Honnêtement, non. Cette journée n’a pas l’ampleur de Yom HaShoah, par exemple. Lorsque j’étais en Israël le 30 novembre, je n’ai jamais constaté de cérémonies significatives. Cette indifférence s’explique par le fait que l’histoire des Juifs du monde arabe a longtemps été négligée, notamment par un leadership israélien majoritairement ashkénaze. Après 1945, avec l’impact de la Shoah, l’histoire des Juifs du monde arabe occupait une place marginale. Elle a souffert d’une forme de concurrence mémorielle, doublée d’un mépris envers les Juifs séfarades, souvent exprimé de manière virulente, voire violente.
À ma connaissance, aucun autre pays ne commémore cette journée. En France, une cérémonie a été organisée en 2014 à la mairie du 17e arrondissement de Paris, grâce notamment à Josiane Sberro, à qui l’on doit beaucoup. Mais cette journée reste peu connue, même au sein des communautés juives.

Après 10 ans d’existence, avez-vous observé un impact de cette commémoration sur la reconnaissance de cet exil?

Pas vraiment. Le sujet reste quasi absent des manuels scolaires. Ceux qui ont réellement fait avancer les choses sont les organisations juives aux États-Unis et au Canada. Elles ont permis que l’ONU reconnaisse en 2014 les Juifs du monde arabe comme des réfugiés. Pourtant, aucun pays arabe n’a reconnu cet exil ni procédé à des restitutions.
En 2019, le gouvernement israélien a officiellement réclamé des indemnisations pour les biens confisqués aux Juifs ayant fui. Le montant total a été estimé à environ 250 milliards de dollars, couvrant les pertes subies par les Juifs originaires de plusieurs pays, notamment l’Irak, le Maroc, la Syrie, l’Égypte, le Yémen, l’Iran, la Libye et la Tunisie. À ce jour, aucune compensation n’a été versée. Les organisations juives américaines et canadiennes poursuivent leurs efforts, mais les résultats restent limités.

Pourquoi l’histoire de cet exil reste-t-elle si peu connue?

Plusieurs raisons expliquent cette méconnaissance. Tout d’abord, de nombreuses communautés juives du monde arabe ne disposaient pas d’élites culturelles capables de porter leur voix au moment de l’exil.
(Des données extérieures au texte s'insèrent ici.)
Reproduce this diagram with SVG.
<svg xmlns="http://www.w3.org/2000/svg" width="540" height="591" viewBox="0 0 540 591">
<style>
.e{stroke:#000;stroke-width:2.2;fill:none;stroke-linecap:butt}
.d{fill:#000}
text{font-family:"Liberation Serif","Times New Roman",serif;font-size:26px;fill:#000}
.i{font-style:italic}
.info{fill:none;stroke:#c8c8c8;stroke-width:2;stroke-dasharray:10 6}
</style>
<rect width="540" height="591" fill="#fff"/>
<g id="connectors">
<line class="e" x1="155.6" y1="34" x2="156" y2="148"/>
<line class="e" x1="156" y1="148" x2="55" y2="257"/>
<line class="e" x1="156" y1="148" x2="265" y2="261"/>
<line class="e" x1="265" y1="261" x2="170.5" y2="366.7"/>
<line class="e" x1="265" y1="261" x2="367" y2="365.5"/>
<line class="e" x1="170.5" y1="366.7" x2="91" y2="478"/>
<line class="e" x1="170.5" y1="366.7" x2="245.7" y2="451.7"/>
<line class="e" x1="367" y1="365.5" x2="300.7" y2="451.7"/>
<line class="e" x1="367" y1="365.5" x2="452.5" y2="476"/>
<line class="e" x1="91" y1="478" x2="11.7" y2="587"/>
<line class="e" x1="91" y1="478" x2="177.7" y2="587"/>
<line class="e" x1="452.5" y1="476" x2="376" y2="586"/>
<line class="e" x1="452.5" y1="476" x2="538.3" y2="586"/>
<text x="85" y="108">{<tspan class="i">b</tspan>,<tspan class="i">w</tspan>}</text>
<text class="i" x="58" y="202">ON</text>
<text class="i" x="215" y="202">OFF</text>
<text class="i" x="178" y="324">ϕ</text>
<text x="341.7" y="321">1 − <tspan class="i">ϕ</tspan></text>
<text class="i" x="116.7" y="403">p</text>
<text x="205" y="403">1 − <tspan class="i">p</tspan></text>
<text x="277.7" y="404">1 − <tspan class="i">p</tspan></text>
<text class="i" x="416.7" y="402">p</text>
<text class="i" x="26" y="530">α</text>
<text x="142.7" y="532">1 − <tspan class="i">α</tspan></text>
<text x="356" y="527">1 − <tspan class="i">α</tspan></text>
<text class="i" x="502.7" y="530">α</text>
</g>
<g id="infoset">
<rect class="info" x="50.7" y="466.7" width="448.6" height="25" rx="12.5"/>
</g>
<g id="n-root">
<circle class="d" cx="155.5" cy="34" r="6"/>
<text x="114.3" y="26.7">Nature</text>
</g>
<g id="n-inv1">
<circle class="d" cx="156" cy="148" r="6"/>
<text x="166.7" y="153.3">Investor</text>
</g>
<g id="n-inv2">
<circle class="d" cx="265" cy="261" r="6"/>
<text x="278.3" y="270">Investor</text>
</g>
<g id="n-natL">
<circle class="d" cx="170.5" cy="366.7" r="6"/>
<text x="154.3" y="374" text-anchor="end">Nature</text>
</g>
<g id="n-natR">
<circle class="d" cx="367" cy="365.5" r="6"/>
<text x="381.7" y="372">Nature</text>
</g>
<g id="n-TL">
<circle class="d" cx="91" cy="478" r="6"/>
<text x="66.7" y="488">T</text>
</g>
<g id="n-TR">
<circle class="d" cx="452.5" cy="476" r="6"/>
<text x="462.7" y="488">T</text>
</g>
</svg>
Par exemple, la communauté juive marocaine, qui représentait un quart des Juifs du monde arabe, était majoritairement pauvre. Les plus démunis ont émigré en Israël, tandis que les plus aisés se sont installés en France ou au Canada. En Israël, l’absence d’élites a limité la transmission de cette histoire.
Par ailleurs, le monde occidental peine à concevoir qu’un monde colonisé, comme le monde arabe, ait aussi pu oppresser ses minorités juives. Enfin, certains pays d’origine nient cet exil. Ils affirment que les Juifs ne sont pas partis sous la contrainte, mais par attirance pour Israël. Certains se disent même trahis, évoquant une mythologie selon laquelle ils auraient généreusement accueilli les Juifs fuyant l’Espagne au XVe siècle. La réalité est tout autre: les Juifs sont partis sous l’effet de campagnes de peur, d’oppression et de violences. Ils ont souvent tout laissé derrière eux. En Irak, par exemple, leurs biens ont été confisqués, leurs comptes bancaires gelés, et rien ne leur a jamais été restitué. Pour mieux faire connaître cette histoire, il est essentiel de poursuivre le travail de lobbying et de multiplier les publications historiques. Mais le recueil de témoignages devient difficile, car les derniers témoins sont très âgés.

Propos recueillis par Paloma Auzéau

Georges Bensoussan est un historien français, spécialiste de l’histoire des Juifs des pays arabes et des mutations de ces sociétés. Il a publié plusieurs ouvrages de référence sur ce sujet, dont Juifs en pays arabes: le grand déracinement (Tallandier, 2012).